Sebastian’s task in this nightarish hellscape is to rescue his presumed-dead daughter from The Evil Within’s version of the Matrix, called STEM. The element of searching for his daughter, while still reeling from the guilt of losing his family, exposes the endearing flaws in Sebastian’s character and serves to extra dimensions to his personality that were lacking in the first game.
Another facet of The Evil Within 2 that has improved drastically over the first game is the feel of real adventure that pervades throughout the 20-odd hour long playthrough. Gone are the isolated levels of the original, replaced with Union - a twisted caricature of the American small-town utopia.
Scattered with side-quests, blood-curdling oddities and a genuinely balanced loot system, Union really feels like a labour of love from the perspective of the game’s developers.
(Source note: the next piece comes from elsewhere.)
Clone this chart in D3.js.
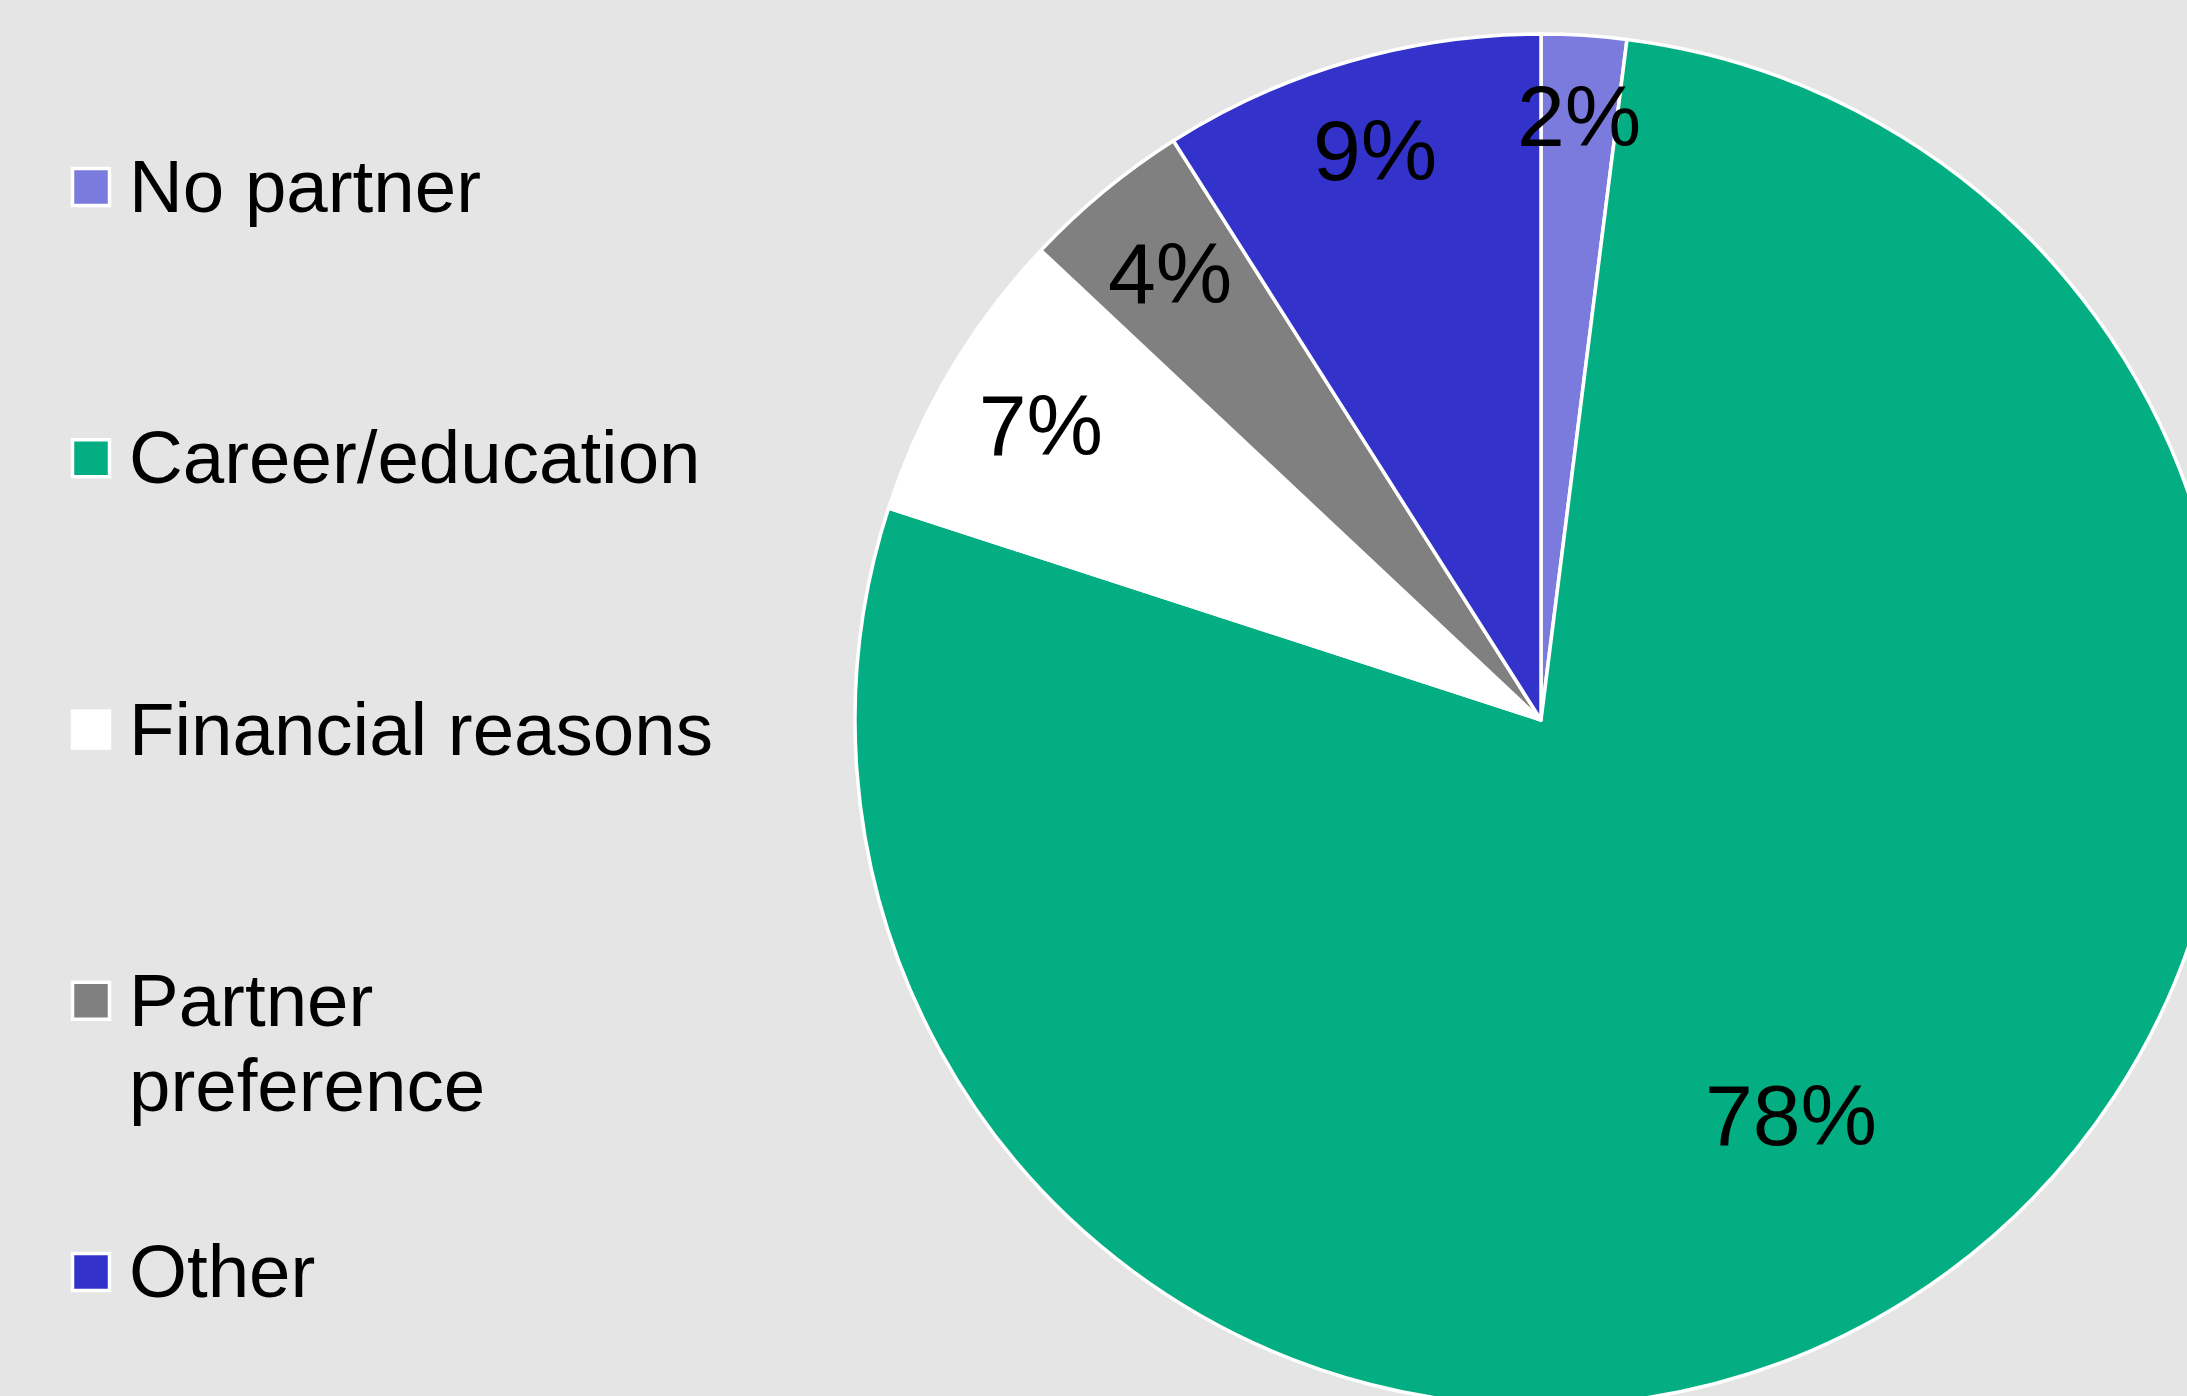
<!DOCTYPE html>
<html>
<head>
<meta charset="utf-8">
<script src="https://cdn.jsdelivr.net/npm/d3@7"></script>
<style>
  html, body { margin: 0; padding: 0; background: #e5e5e5; overflow: hidden; }
  svg { display: block; }
  text { font-family: "Liberation Sans", Arial, sans-serif; fill: #000; }
</style>
</head>
<body>
<svg id="chart" width="2187" height="1396"></svg>
<script>
// Reasons for living apart, share of respondents (%)
const categories = ["No partner", "Career/education", "Financial reasons", "Partner preference", "Other"];
const shares = [2, 78, 7, 4, 9];
const colors = ["#7b7bdd", "#03ae82", "#ffffff", "#808080", "#3333cc"];
// Legend text, broken onto lines as displayed
const legendLines = [["No partner"], ["Career/education"], ["Financial reasons"], ["Partner", "preference"], ["Other"]];

const W = 2187, H = 1396;
const svg = d3.select("#chart");

svg.append("rect").attr("width", W).attr("height", H).attr("fill", "#e5e5e5");

// Pie
const cx = 1541, cy = 720, radius = 686;
const data = categories.map((c, i) => ({ category: c, value: shares[i], color: colors[i] }));

const pie = d3.pie().value(d => d.value).sort(null);
const arc = d3.arc().innerRadius(0).outerRadius(radius);
const arcs = pie(data);

const g = svg.append("g").attr("transform", `translate(${cx},${cy})`);

g.selectAll("path.slice")
  .data(arcs)
  .join("path")
  .attr("class", "slice")
  .attr("d", arc)
  .attr("fill", d => d.data.color)
  .attr("stroke", "#ffffff")
  .attr("stroke-width", 3.5)
  .attr("stroke-linejoin", "round");

// Value labels: small slices get a label box pushed out until its far corner
// sits just inside the rim; the large slice keeps its label further inside.
const labelFont = 86;
const boxH = labelFont * 1.16;
const rimFit = radius - 26;
const innerArc = d3.arc().innerRadius(radius * 0.68).outerRadius(radius * 0.68);

const labels = g.selectAll("text.value")
  .data(arcs)
  .join("text")
  .attr("class", "value")
  .attr("text-anchor", "middle")
  .attr("dy", "0.36em")
  .style("font-size", labelFont + "px")
  .text(d => d.data.value + "%");

labels.attr("transform", function (d) {
  if (d.data.value > 50) {
    const p = innerArc.centroid(d);
    return `translate(${p[0]},${p[1]})`;
  }
  const a = (d.startAngle + d.endAngle) / 2;
  const sx = Math.sin(a), cy_ = -Math.cos(a);
  const w = this.getComputedTextLength();
  const rho = rimFit - (Math.abs(sx) * w / 2 + Math.abs(cy_) * boxH / 2);
  return `translate(${rho * sx},${rho * cy_})`;
});

// Legend
const ly = d3.scalePoint().domain(categories).range([187, 1272]);
const legend = svg.append("g");

const items = legend.selectAll("g.item")
  .data(categories)
  .join("g")
  .attr("class", "item")
  .attr("transform", d => `translate(0,${ly(d)})`);

items.append("rect")
  .attr("x", 72.5)
  .attr("y", -18.5)
  .attr("width", 37)
  .attr("height", 37)
  .attr("fill", (d, i) => colors[i])
  .attr("stroke", "#ffffff")
  .attr("stroke-width", 3.5);

items.append("text")
  .attr("x", 129)
  .attr("y", 25)
  .style("font-size", "74.5px")
  .selectAll("tspan")
  .data((d, i) => legendLines[i])
  .join("tspan")
  .attr("x", 129)
  .attr("dy", (d, j) => j === 0 ? 0 : 85)
  .text(d => d);
</script>
</body>
</html>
Over time, the environment descends deeper and deeper into chaos, turning the small town into a horrifying distortion of its former reality.
Tango Gameworks have done an undeniably good job of implementing their survival-horror approach. Moments of gut-wrenching fear as you attempt to stealth past mobs of enemies that can rip you limb-from-limb in an instant to reach important supplies for ammunition and crafting are very frequent. The unlockable Classic mode raises the stakes to even greater anxiety-inducing degrees with the removal of auto-saves, upgrades and a limit to the amount of times you can save the game.
While their may be some occasional technical hiccups, and a small number of baffling glitches, The Evil Within 2 is a near-perfectly realised horror title that thankfully doesn’t suffer from classic pacing issues within the genre that have negatively impacted its peers. Gripping, terrifying and ultimately rewarding, The Evil Within 2 is an instant classic.